Have your basic model bag packed and ready at all times.
Ask other models or your agent about photographers you haven’t worked with yet. In this industry, communication is key. You need to speak up.
Before choosing to work with a photographer, look at the photographer’s body of work, the social media, website, portfolio. Imagine yourself in each shot, see if that is a look you want. Yes each photographer should be constantly evolving and improving, but the photographer’s portfolio and website should have his or her best work, the most creative photography that photographer has ever done. If you are not impressed with what you see, or imagine with yourself in it. Move on.
3 foot rule (No photographer should have his lens closer than 3 foot from you) There is a thing called distortion that produces a very exaggerated effect of big foreheads, nose, etc when too close to you. The exception to this is when trying for a given effect or very tight close-up (i.e. your eyes) and for this the photographer should communicate with you, and show you the photo of the close-up afterwards for your approval.
NEVER shoot a session without a contract in place with the photographer. The only exception is like a fashion show, or other public type of event. The contract outlines both parties obligations, and sets up a framework to avoid disappointments later on with the delivery of images. If the photographer doesn’t have a contract, provide your own.
If you haven’t met or worked with a photographer before, meet them in a public location beforehand or bring a friend. Discuss goals, limits, and concepts. If you don’t shoot nude, topless, etc, let the photographer know. Also discuss what features you want photoshopped out or not photoshopped out. (ie. Freckles, scars, moles, etc).
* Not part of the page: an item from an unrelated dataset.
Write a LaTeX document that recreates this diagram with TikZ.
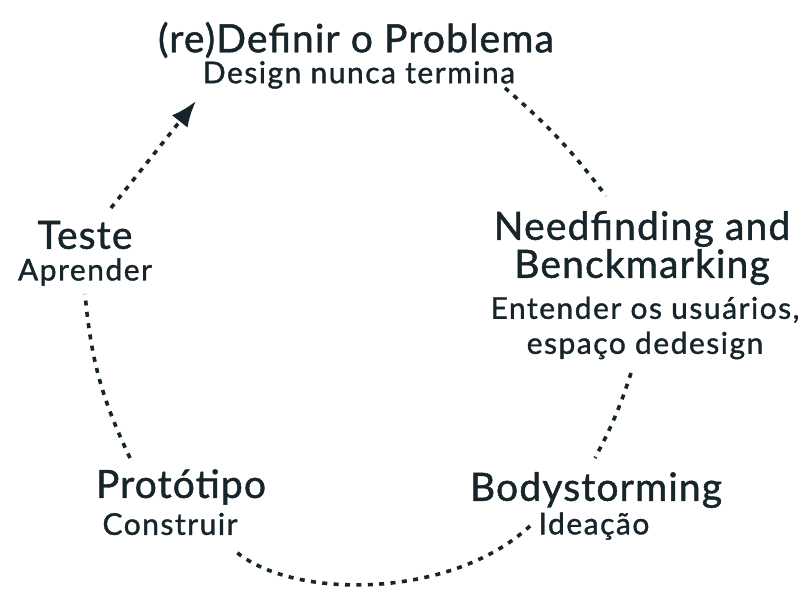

Don’t be afraid to bring a friend to a session, however, don’t bring a jealous partner to any session that might involve boudoir, nudity, or other such sensitive subjects. None of the photographers want to get in a fight with your partner and ruin a good working relationship with you.
A good photographer is not afraid to let you go through and select your photos in a review session to be edited. A great photographer hands you the keyboard, tells you what to press to flag or delete photos if you ask.
If you have small children, don’t bring them to a shoot, not unless you are also bringing a babysitter to watch them. A studio is filled with valuable equipment, the photographer is there to photograph you, you are there to pose for the photographer. Nobody is there to watch the child unless you bring that person. Time is valuable.
When doing location photography, please by all means wear walking around shoes, not your shoes for your shoot. Walk to the location for the photo, then change into your shoot shoes. (Things happen, heels break, heels can hurt your feet, you can twist your ankles on heels).
Respond to your communications in a timely manner. This applies to phone calls, texts, social media, etc.
Don’t make drastic changes in your apperance after you have been selected for a shoot. If you show up looking nothing like your portfolio, it can disrupt the look the client is going for.
When on a shoot, put your phone in silent or do not disturb mode. The client gets your attention, not your phone or snapchat.